> **WORK TO COMPLETE**: Scan the lines below; pull out those with "that".
* START SOURCE MATERIAL *
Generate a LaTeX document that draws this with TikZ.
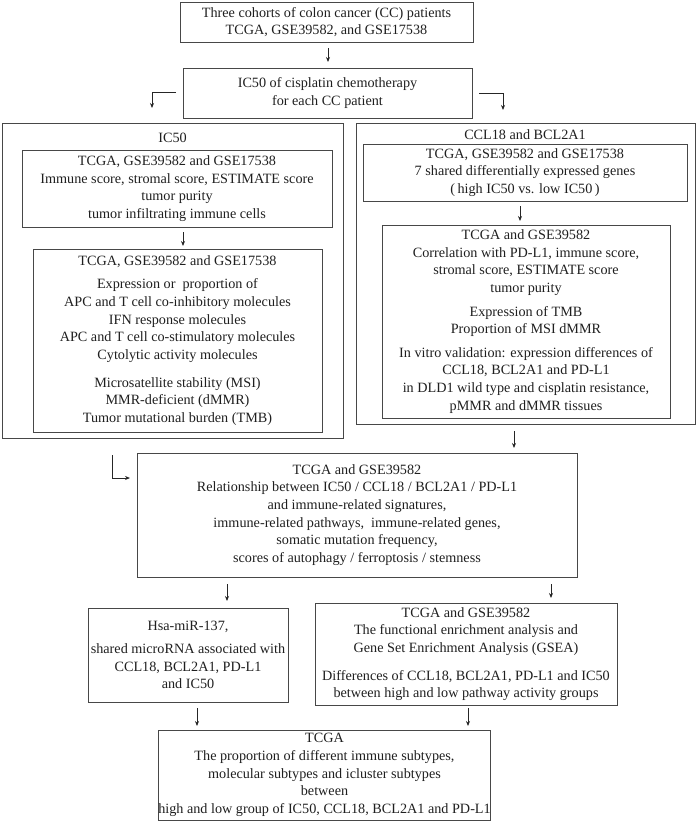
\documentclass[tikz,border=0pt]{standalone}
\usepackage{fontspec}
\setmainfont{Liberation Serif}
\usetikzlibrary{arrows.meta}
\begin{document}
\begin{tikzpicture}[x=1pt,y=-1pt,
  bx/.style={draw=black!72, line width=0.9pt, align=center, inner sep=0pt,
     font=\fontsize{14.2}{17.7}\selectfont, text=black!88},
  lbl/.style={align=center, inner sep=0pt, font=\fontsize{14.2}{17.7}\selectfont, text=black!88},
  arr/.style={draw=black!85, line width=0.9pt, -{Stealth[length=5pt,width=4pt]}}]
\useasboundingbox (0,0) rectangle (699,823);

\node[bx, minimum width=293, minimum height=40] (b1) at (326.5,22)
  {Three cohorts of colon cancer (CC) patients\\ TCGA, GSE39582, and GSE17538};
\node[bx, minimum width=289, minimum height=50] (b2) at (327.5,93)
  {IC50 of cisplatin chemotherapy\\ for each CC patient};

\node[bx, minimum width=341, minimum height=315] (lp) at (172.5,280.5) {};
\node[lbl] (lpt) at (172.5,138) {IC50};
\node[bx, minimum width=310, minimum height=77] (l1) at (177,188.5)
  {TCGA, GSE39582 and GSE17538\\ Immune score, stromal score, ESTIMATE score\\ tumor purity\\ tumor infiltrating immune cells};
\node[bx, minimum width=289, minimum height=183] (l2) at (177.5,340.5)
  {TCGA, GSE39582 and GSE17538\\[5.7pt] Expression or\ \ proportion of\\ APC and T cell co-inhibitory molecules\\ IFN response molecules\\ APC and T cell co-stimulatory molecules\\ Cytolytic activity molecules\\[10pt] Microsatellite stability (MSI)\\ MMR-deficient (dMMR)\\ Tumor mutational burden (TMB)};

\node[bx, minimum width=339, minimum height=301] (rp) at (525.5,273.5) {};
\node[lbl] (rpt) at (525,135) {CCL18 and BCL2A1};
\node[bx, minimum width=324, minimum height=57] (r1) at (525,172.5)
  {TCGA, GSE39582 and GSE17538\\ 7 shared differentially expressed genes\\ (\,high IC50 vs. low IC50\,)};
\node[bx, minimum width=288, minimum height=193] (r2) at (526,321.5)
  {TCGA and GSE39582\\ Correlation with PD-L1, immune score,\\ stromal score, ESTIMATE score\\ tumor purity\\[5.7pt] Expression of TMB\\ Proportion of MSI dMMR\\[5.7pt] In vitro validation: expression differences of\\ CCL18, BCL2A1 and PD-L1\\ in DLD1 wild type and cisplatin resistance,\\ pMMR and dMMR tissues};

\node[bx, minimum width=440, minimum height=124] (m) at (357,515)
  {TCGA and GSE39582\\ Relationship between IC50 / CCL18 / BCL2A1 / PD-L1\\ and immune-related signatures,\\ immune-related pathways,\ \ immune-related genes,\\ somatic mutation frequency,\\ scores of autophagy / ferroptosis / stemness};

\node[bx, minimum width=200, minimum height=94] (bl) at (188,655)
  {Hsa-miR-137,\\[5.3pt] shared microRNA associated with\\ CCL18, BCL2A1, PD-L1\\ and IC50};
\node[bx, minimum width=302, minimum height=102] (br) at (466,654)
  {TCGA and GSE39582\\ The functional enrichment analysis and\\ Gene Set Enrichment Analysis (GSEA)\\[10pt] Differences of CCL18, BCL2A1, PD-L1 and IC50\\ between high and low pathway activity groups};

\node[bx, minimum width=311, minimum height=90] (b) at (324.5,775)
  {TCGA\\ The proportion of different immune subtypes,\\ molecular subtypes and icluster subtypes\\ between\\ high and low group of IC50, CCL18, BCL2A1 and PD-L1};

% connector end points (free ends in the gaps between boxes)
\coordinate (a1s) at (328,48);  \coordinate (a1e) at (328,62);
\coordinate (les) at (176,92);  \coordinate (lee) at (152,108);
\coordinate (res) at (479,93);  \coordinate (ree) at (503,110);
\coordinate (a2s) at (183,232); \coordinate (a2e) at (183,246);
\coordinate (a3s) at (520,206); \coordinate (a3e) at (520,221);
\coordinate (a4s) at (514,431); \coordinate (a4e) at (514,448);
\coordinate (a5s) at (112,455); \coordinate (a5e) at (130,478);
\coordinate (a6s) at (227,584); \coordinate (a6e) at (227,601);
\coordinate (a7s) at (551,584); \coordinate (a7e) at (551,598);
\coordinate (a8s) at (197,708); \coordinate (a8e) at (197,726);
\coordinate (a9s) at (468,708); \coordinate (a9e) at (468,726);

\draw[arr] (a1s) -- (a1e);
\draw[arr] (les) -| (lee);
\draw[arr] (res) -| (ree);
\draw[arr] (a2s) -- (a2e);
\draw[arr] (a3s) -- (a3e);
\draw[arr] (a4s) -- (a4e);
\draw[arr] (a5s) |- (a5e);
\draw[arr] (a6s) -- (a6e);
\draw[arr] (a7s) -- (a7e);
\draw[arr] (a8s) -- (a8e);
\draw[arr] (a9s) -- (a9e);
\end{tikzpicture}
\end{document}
* END SOURCE MATERIAL *
* START SOURCE MATERIAL *
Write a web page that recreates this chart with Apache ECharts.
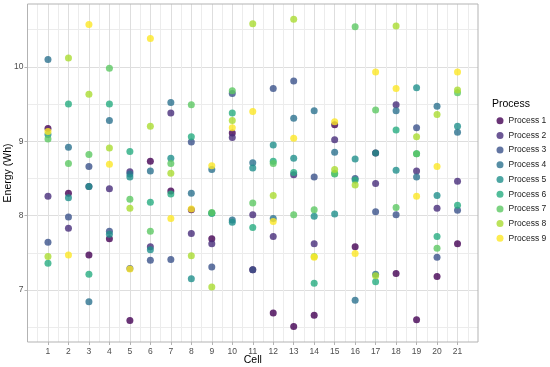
* END SOURCE MATERIAL *
> **ANSWER TO THE PROBLEM**:
Generate a LaTeX document that draws this with TikZ.
Write a web page that recreates this chart with Apache ECharts.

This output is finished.